### Task description
Search the material below for the string "this" and list each line that holds it.

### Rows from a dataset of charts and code

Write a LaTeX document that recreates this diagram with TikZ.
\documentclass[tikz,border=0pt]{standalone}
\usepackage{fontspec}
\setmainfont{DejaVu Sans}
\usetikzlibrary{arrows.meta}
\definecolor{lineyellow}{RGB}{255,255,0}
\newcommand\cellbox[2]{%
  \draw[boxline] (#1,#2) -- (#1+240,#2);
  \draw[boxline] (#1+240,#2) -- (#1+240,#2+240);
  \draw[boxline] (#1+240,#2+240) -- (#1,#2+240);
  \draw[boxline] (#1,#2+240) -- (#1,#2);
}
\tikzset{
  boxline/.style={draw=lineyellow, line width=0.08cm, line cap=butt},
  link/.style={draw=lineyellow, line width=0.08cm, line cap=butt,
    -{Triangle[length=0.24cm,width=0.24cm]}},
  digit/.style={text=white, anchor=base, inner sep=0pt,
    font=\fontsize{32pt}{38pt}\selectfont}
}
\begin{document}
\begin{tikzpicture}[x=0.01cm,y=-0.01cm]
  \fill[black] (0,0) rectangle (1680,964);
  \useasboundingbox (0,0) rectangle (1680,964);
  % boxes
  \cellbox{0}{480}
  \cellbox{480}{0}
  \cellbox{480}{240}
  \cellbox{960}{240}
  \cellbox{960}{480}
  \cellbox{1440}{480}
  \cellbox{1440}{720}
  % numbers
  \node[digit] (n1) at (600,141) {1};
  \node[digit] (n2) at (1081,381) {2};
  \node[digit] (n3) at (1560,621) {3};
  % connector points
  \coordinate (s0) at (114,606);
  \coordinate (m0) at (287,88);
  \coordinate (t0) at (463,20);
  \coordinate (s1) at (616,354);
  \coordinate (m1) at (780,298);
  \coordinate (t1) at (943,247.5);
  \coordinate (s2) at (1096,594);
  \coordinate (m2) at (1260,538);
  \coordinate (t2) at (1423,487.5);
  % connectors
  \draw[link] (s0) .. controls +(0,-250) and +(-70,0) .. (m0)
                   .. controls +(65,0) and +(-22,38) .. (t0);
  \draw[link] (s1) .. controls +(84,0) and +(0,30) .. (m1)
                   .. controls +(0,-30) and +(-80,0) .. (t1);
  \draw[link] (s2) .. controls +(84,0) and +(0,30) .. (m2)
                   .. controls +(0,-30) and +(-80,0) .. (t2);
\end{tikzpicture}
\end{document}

==

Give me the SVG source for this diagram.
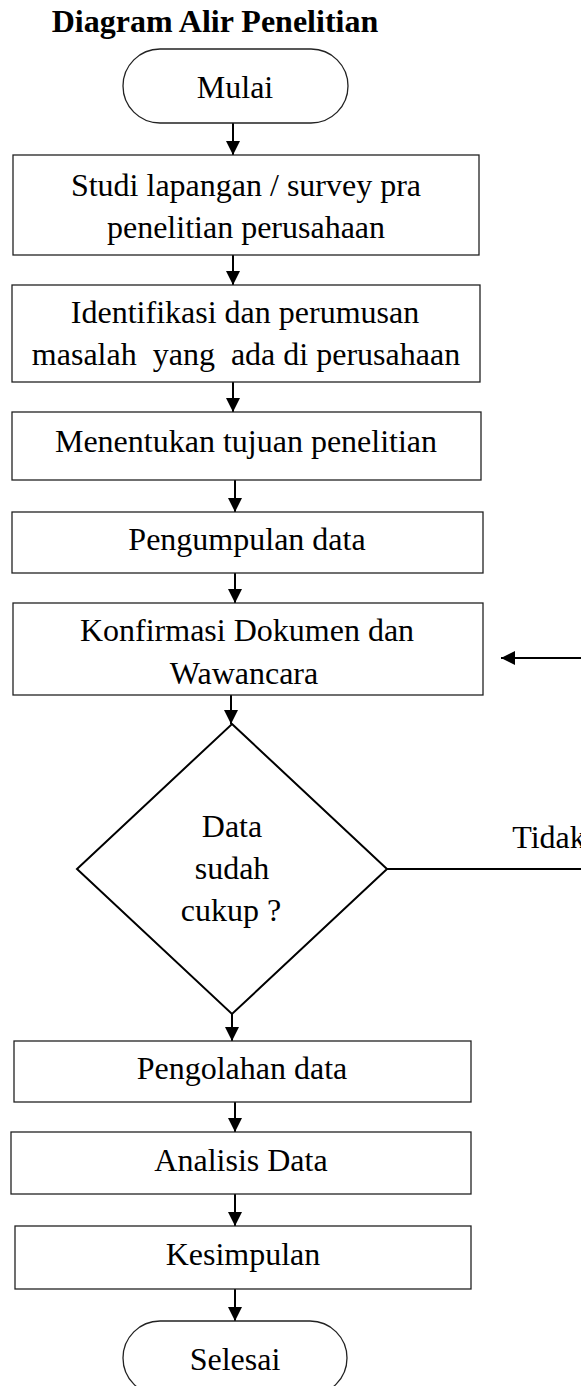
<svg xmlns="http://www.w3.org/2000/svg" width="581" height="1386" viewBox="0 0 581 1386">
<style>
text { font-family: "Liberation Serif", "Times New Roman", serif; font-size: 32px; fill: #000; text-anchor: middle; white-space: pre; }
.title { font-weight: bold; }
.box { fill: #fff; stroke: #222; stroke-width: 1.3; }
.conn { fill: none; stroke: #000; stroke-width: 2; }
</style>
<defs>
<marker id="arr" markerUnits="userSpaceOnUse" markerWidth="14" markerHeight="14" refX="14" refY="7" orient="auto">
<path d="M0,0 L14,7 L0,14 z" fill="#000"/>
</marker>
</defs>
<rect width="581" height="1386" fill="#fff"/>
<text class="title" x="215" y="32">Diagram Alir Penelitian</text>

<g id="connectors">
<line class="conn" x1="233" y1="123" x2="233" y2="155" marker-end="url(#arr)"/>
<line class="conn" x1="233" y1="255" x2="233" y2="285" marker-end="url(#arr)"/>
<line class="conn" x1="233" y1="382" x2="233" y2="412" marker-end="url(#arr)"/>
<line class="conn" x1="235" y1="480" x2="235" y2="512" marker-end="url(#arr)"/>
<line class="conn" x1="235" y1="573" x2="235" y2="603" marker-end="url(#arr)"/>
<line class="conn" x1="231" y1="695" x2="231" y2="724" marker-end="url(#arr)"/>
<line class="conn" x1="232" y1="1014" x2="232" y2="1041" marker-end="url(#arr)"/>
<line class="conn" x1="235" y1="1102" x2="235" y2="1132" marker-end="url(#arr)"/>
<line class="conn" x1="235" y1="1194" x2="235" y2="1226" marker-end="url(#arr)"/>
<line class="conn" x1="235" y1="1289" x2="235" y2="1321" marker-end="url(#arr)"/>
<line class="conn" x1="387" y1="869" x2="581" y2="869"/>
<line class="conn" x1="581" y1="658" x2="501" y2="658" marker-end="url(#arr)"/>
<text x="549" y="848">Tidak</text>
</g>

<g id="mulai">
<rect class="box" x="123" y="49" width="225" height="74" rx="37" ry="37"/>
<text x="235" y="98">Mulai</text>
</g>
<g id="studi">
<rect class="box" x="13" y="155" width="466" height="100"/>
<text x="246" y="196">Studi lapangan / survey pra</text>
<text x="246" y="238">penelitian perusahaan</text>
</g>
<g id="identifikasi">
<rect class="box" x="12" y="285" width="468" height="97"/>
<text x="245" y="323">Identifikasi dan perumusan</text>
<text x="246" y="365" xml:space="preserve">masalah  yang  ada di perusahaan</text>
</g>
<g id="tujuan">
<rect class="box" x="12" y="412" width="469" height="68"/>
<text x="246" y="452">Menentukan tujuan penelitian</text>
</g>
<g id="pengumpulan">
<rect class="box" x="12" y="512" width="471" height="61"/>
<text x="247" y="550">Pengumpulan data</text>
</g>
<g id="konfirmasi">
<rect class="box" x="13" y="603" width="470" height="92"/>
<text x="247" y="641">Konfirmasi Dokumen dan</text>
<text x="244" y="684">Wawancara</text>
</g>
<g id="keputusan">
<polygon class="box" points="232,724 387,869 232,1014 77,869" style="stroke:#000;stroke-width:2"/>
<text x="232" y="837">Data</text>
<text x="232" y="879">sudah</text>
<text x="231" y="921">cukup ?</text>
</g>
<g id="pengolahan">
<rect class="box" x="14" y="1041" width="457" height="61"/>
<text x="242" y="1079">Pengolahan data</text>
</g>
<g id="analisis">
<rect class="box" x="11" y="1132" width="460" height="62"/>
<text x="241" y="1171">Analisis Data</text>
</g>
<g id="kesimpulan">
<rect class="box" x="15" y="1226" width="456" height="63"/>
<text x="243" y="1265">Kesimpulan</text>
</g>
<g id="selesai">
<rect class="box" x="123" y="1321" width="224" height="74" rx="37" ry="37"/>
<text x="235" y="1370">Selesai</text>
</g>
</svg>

### Final answer
Write a LaTeX document that recreates this diagram with TikZ.
Give me the SVG source for this diagram.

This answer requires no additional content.